Thursday 11 January 2007

The Curse of the Mummy's Tomb (1965)

We're in Egypt in 1900 and Arabs in black outfits are busy cutting a hand off a bound prisoner belonging to the Dalrymple expedition that has located the tomb of the ancient Egyptian prince Ra-Antef. The victim is Professor Dubois, who leaves a lovely daughter as well as a couple of colleagues, Sir Giles Dalrymple and John Bray. Inevitably there's the usual curse but at the instigation of American showman Alexander King they're soon out of Egypt and sailing back to England to put the prince on tour.

This is a Hammer horror and it's far too long since I've seen a good Hammer horror. However this isn't a great one, not a patch on the first ancient Egyptian mummy curse movie they put out, 1959's The Mummy.
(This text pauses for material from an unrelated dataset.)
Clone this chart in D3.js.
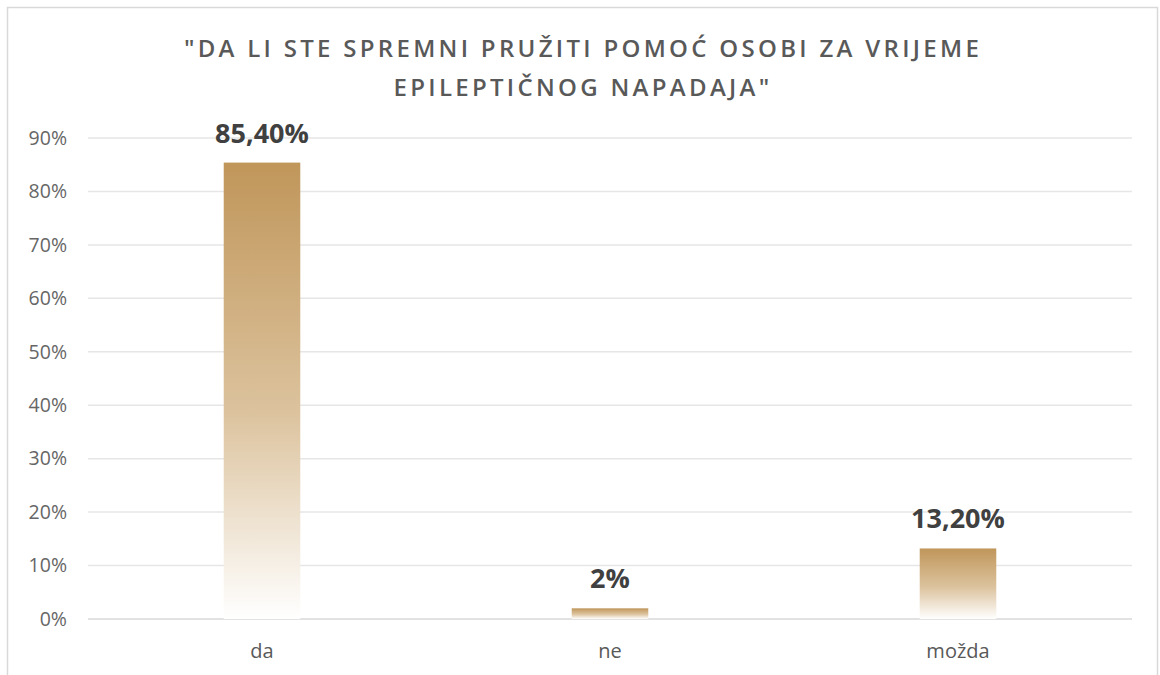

That film had the good fortune of starring both Peter Cushing and Christopher Lee and being directed by Terence Fisher. It's pretty hard to screw up a combination like that and it's one of the best of the early Hammers. As far as I can tell the only continuing cast member though is Michael Ripper, and he's a long way down the credits on both films.
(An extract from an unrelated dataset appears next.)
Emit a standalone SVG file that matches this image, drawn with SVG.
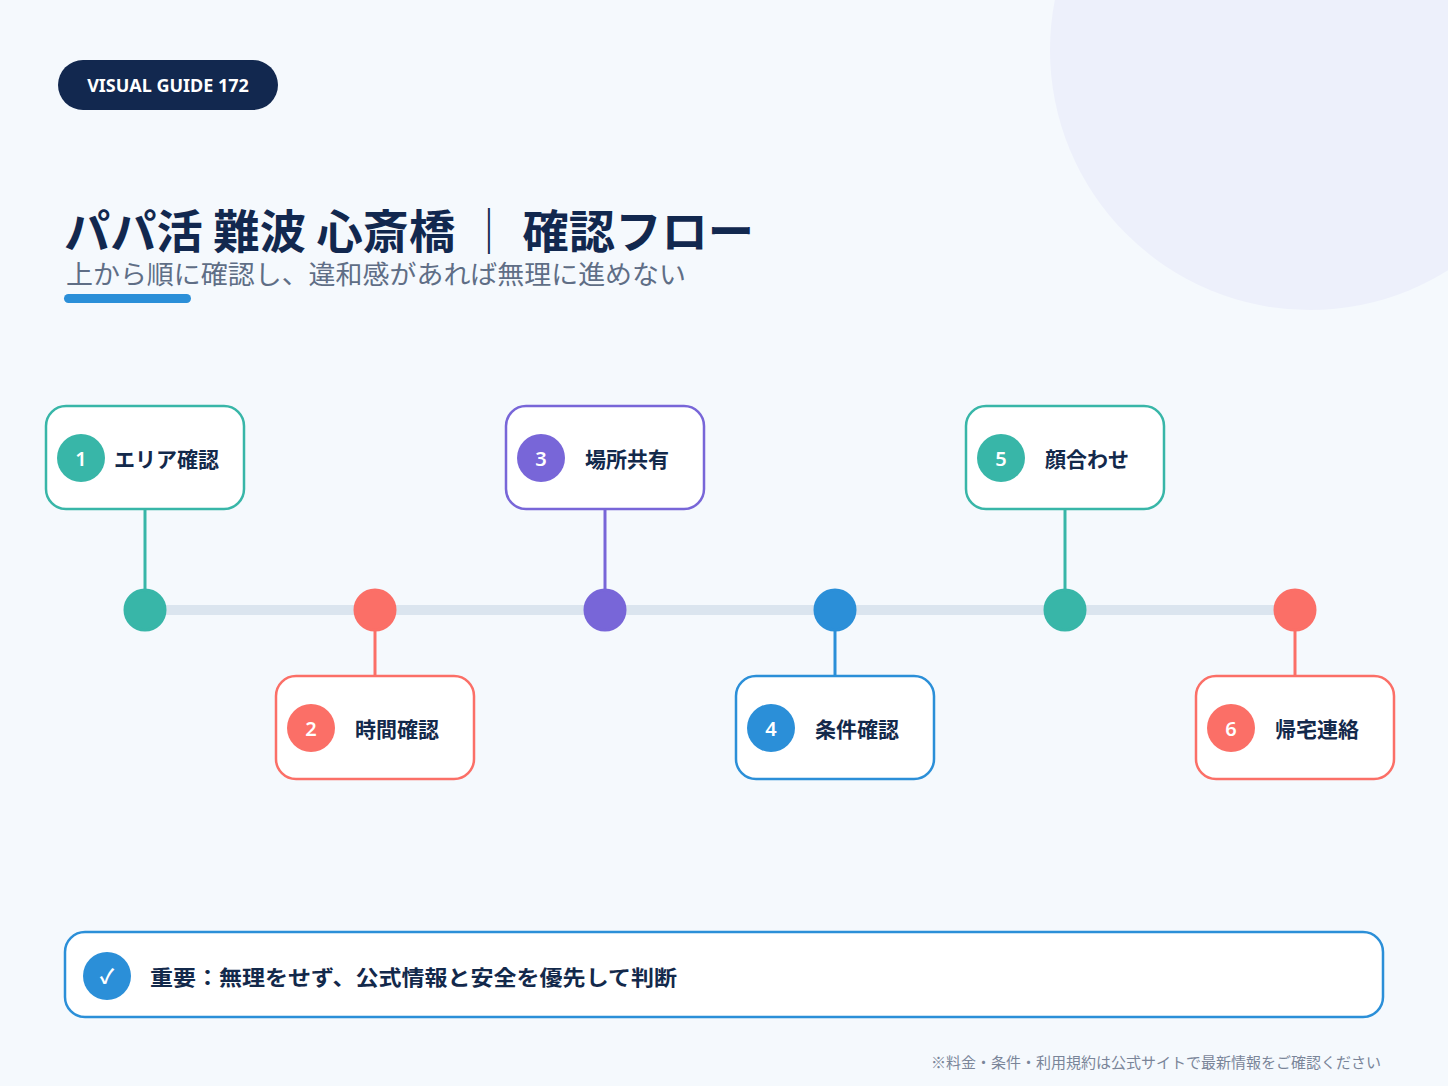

Here we have Terence Morgan, Ronald Howard (not Ron Howard), Fred Clark, Jack Gwillim and Dickie Owen as the mummy which is inevitably brought back to stumbing life to attack everyone else. The film also introduces Jeanne Roland and her pleasing cleavage as the young Annette Dubois in her debut film, before going on to such lofty heights as being James Bond's masseuse in You Only Live Twice. Everyone is perfectly decent but nobody really shines, with the possible exception of Clark who blusters joyously as the American showman, inventing Turkish Delight and rambling on about his friend Phineas Barnum. The rest of it is pretty predictable but there's nothing too bad about any of it, merely nothing that compares with the great material that Hammer tended to put out.